A key point of fiscal management is living beneath one’s means. Thus having a cushion for emergencies, investments and savings. I think my ability to do this exceptionally well stemmed from being an immigrant that had two extremely hard working parents. They worked multiple jobs simultaneously and were able to do things for four hungry kids that I would never have been able to do nearly as well. Seeing them work 16 hours a days so that we could eat made helped me understand why I could not have a lot of things that I wanted as a child. I think that cleaning other people’s houses for money at the age of 6 also helped me with this appreciation. As I got slightly older into my mid elementary school years I stopped asking for things because usually the answer was no and I understood why. It was simpler to not desire things I did not need.

My good friend in college called me the king of owning nothing. I left college with 8 boxes that I shipped and a carload of stuff. In retrospect many of those boxes were books from college that I probably did not need. When I left St. Louis I had 2000 # of stuff in my one bedroom apartment. The mover asked if I was a bachelor, I asked if it was that obvious. He said that the average one bedroom apartment has 5000# of stuff. I left my 3 bedroom house in California with 2500# of stuff. Now I have a chainsaw and other interesting lawn tools, saws and other stuff that I have very little use for in a townhouse. Alas, I am amassing more and more junk.

In California my ex-girlfriend had bought me 2 folding chairs with cushions because she thought I was too Spartan (though she did not say so). Apparently the uncushioned folding chairs I had were not good enough.

I know used to I have a very high tolerance for not having comforts or pretty things. These are things that many would consider necessities, the same people may never have lived a Spartan lifestyle though. My life seems to be transitioning to one that requires more…luxuries. As I travel more and more of the world I have seen a lot of hostels with a vast range of lack of amenities. The ones that are heavily lacking bother me much more than they used to.

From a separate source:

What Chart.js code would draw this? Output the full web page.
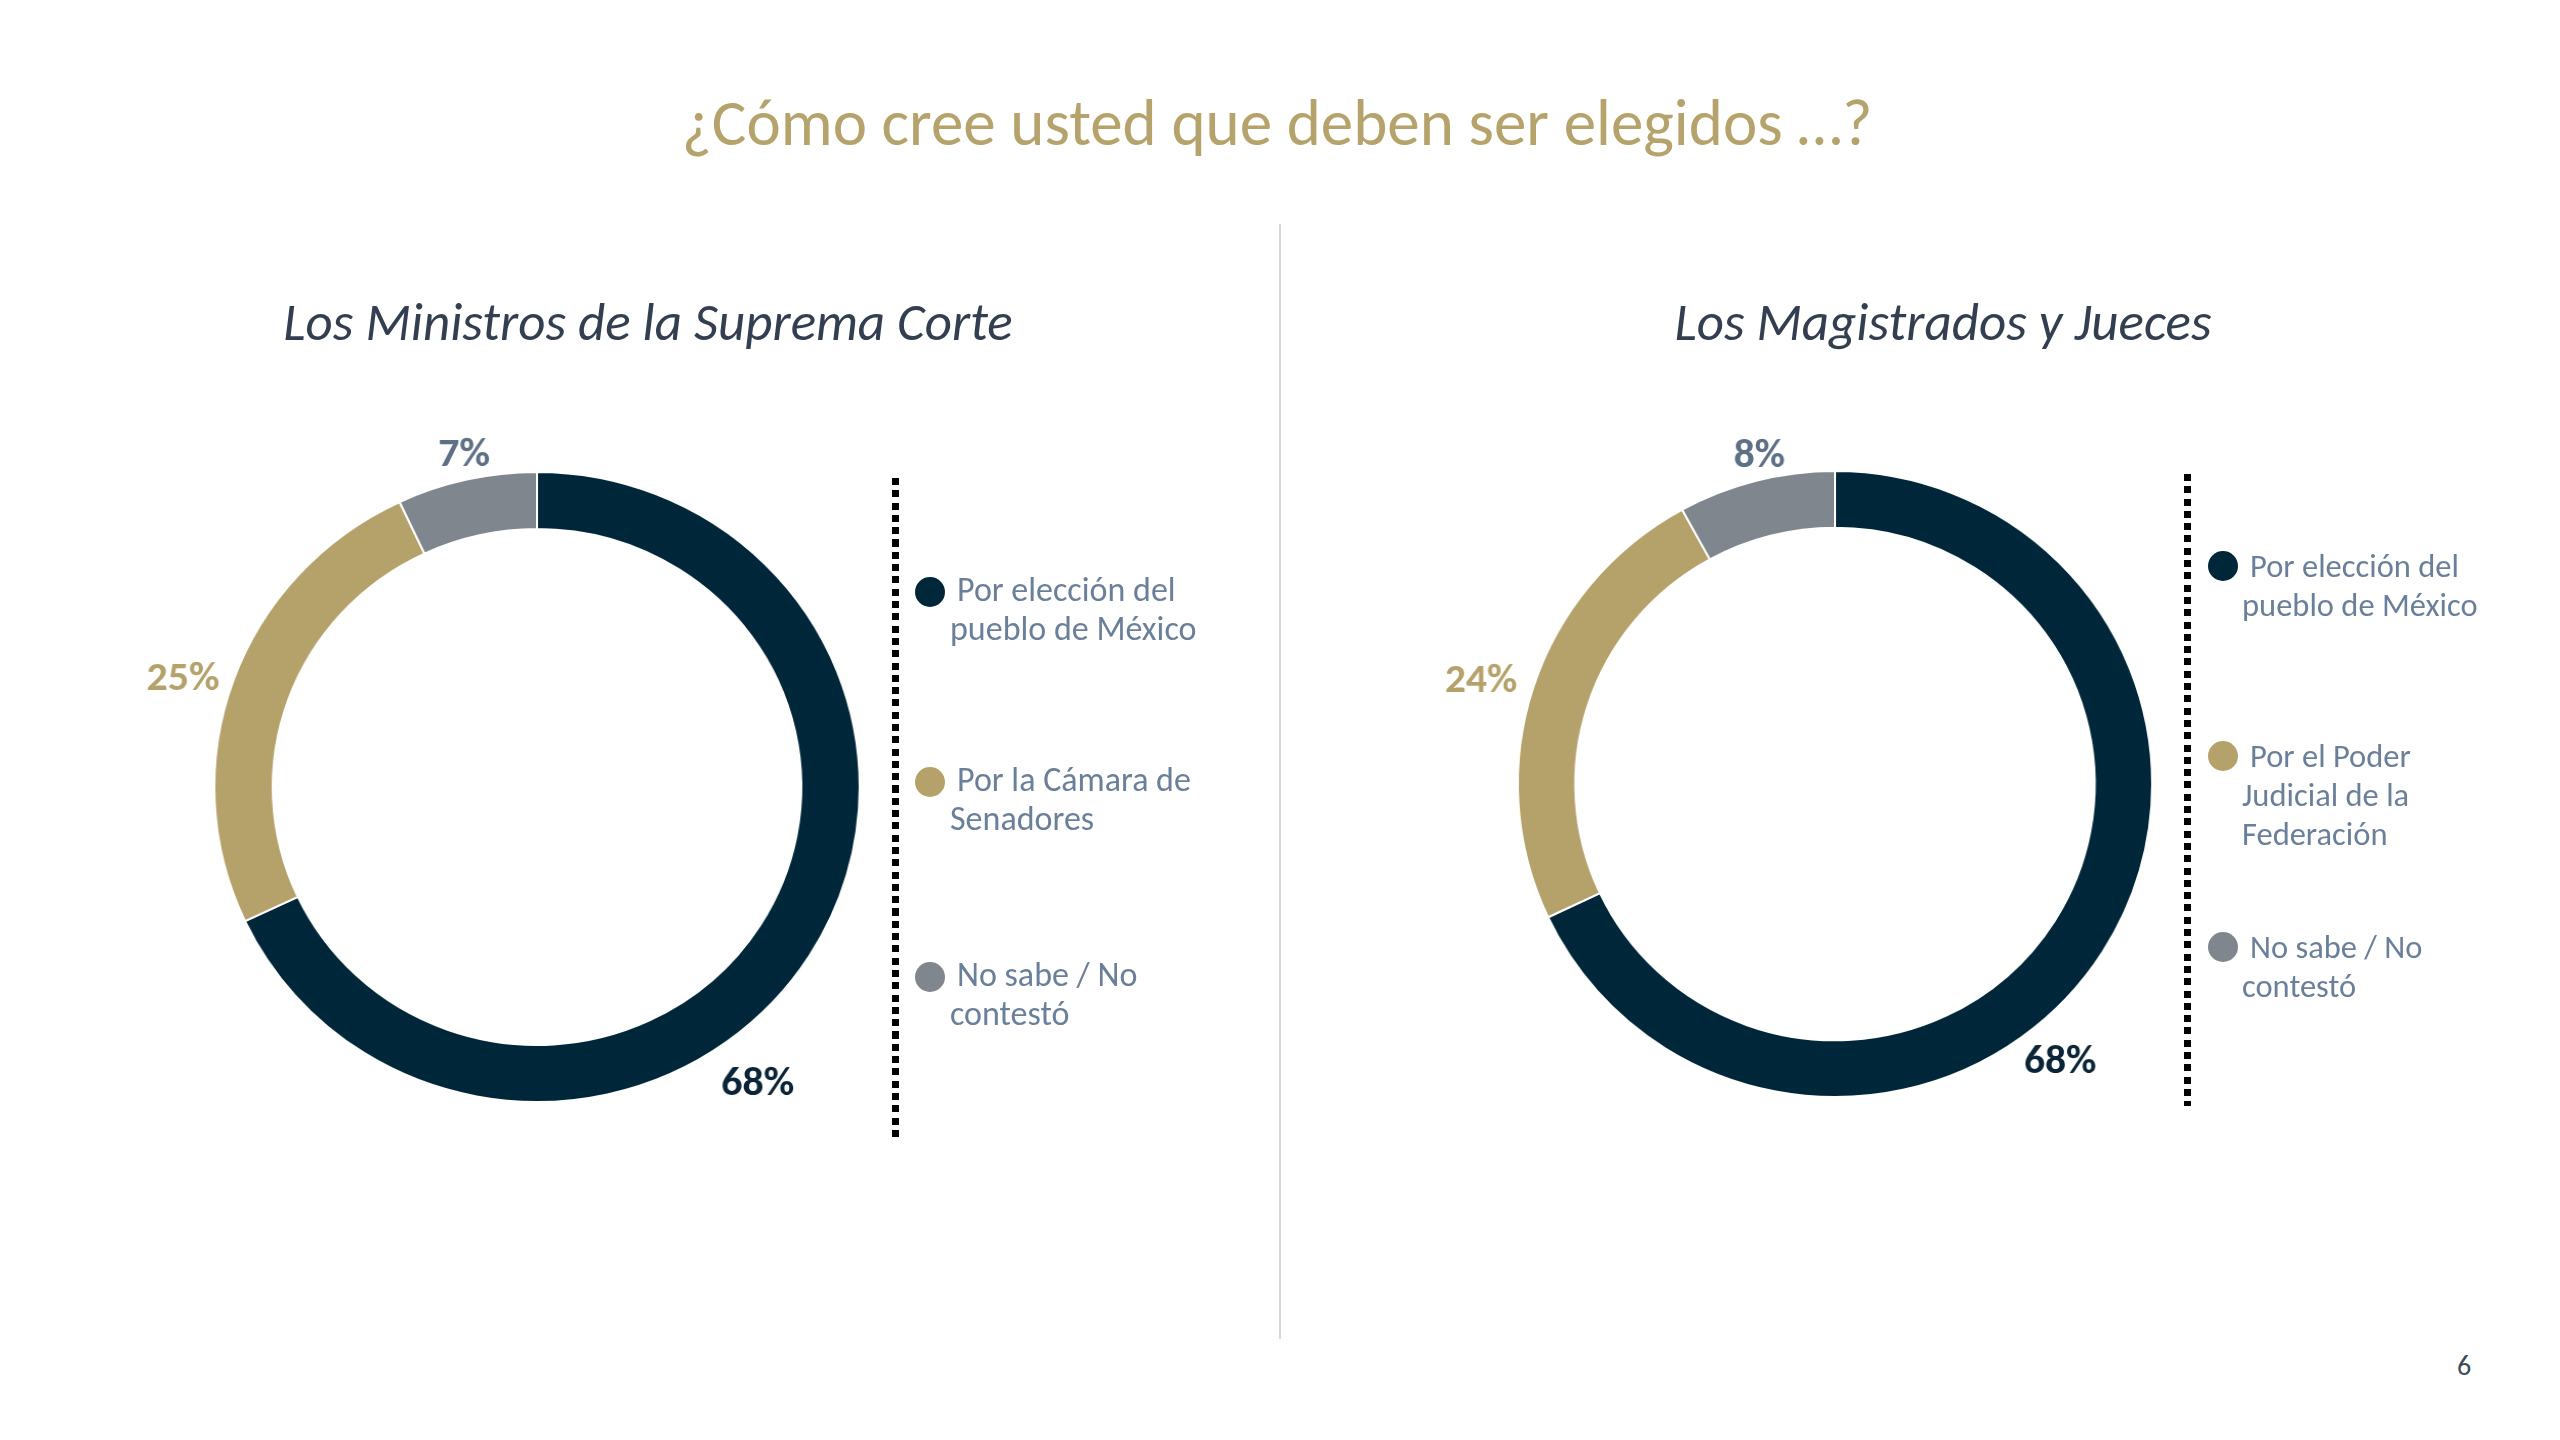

When I got to Cincinnati I lived in a very bad part of town in a dump for a few weeks. I was forced into this situation because I was waiting on a real estate deal and did not want to pay $2000 a month for temporary housing, this was one of the few places that would allow me to go month to month. I cut and ran before the month was over accepting the loss as sunk costs. The bathroom with the ceiling falling on me while I was in the shower and the banging pipes that woke me up every night were too much for even me to deal with.

This weekend I bought a $40 leather chair and I really like it. A few years ago I would not have done this unless a girlfriend asked me to. A few years ago my butt would not have gotten stiff from sitting on the cushioned folding chair. I started wondering what has brought about these changes. Am I getting soft? Perhaps I am just getting old.